Can I sleep away the next 2 months? No?
I would far rather be getting kicked in an uncomfortable place while trying to sleep than laying awake wondering if she’s okay. (Though some nights I wish she’d aim about 2 inches over.) I lay in bed and whisper, “Ouch! Thank you.”
Not so fond of this waking up at 3am thing, though. Shouldn’t I be tired after everything I do during the day?
After seeing a rash of online friends deal with third trimester complications and early deliveries, right now I’m just feeling extremely thankful that so far everything is normal, I’m healthy, Kate’s healthy, and we’re all just hanging out for hopefully another 8 weeks. Though having our house look more and more finished – including Kate’s room – we’re both getting very excited/hopeful/impatient to have her here. (Here safely and full-term, of course.) But we just want her home. We’re counting down the weeks.
::
In moving all of my stuff back into the bedroom I have ruthlessly gone through my clothes. Things were donated, things were tossed.

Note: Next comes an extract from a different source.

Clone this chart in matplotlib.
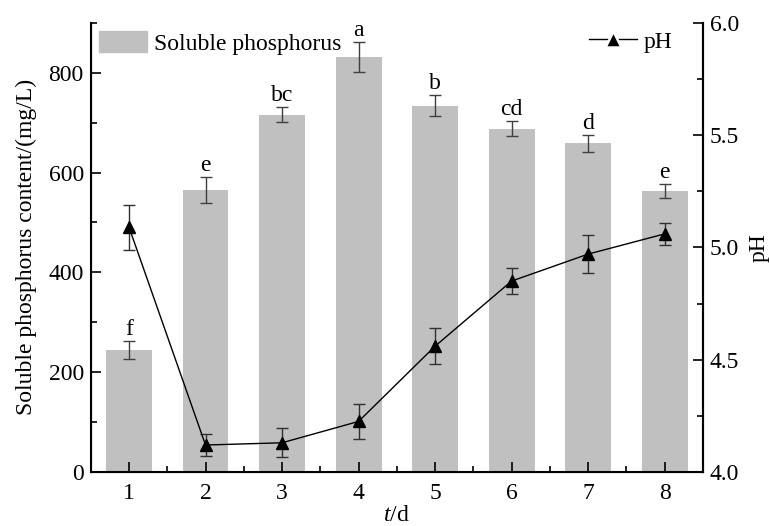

And most of the rest was bagged up, labeled “pre-pregnancy”, and will be going down to the basement for the next few months. I neatly sorted and folded my maternity clothes and realized… I need more short sleeve shirts. A lot of what I have is heavier winter clothes and suddenly I am starting to feel the heat of this preggo body. Last week I was running late one day and unable to find my black undershirt, so instead I grabbed a very light turtleneck to wear under my shirt. Bad idea. By the end of the day I was sweating. Not good. No more turtlenecks. Even super light ones.

I keep saying that I want Wyatt home safe and sound also, but than it keeps occurring to me that he is technically “here”…but not really. I think you understand me though.
And yes if i could sleep away the next two months…i’d be sleeping right now.